(撮影:小倉雄一郎)

『白い濁流』のテーマと私生活での経験を絡めて語った(撮影:小倉雄一郎)

 有名な“トロッコ問題”を彷彿させるジレンマだが、もちろん単なる思考実験の世界だけの話ではない。日常生活でも似たようなジレンマに遭遇することは多々あるはずだ。伊藤淳史は子供と接する際に、“正義のための悪”と似たような場面に遭遇して良心の呵責を感じることもあるという。

「例えば公園で娘が滑り台の順番に並んでいると、たまに知らない子が割り込んでくることがあるんですよね。全然関係ない子供なので僕が直接怒る筋合いもないですし、でも順番を守らなきゃいけないということは伝える必要があると思うので、そういう時は娘に『滑り台の順番はちゃんと守ろうね!』って少し大きめの声で言ったりします。するとその知らない子がちゃんと後ろに回って並んでくれることがある。

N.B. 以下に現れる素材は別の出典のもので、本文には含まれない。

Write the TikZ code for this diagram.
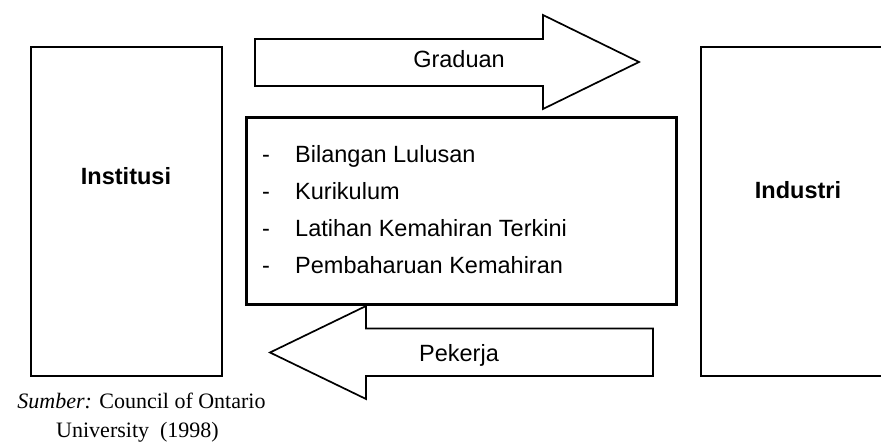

 ただ、娘から『ねえパパ、なんで順番を守ってない子に注意しないの?』と言われることもあって、そうするとなかなか答えられないんですよね。そういう時は『パパは順番を守ってくれる子が好きだよ』と言うんですけど、答えになってないじゃないですか。本当は順番を守らない子を注意すべきかもしれないので。そういうことで日々悩んだり、しっかりと説明できないことで罪悪感を抱いてしまったりすることがあります」

 ドラマが提起する問題は、身近なところにも潜んでいる。伊藤淳史が続ける。

「今回の作品では食品添加物のアレルギーの話が出てくるんですが、食べ物をはじめ生活を取り巻く色々な場面で危険が潜んでいるということは、自分が親になってより肌身に感じるようになりました。食べ物が原因で蕁麻疹が出てしまうこともあるし、公園で遊んでいたら怪我をすることもあるし、そういう食や環境の安全性はとても大切だなと。やっぱり人間は絶対に何かを食べないと生きていけないですから、どういうものを食べるのが子供にとって良いことなのか、そういう部分も今回の作品を通じて考えるようになりました。

 それと、今はコロナ禍で世の中がとても大変な状況にありますが、そうした状況だからこそ、ドラマを観る時間はドラマの世界にどっぷりと浸かって欲しいと思っています。僕らもこれ以上ないくらい緊張感を持って感染症対策に取り組みながら撮影を行ったので、コロナ前に比べると『制限がある中で、それぞれの持ち場で100点以上を目指そう』という意識がより高まっていると思いまし、ぜひドラマを楽しんでいただけたら嬉しいです」

『白い濁流』はコロナ禍における日常生活をあらためて見つめ直すきっかけにもなりそうだ。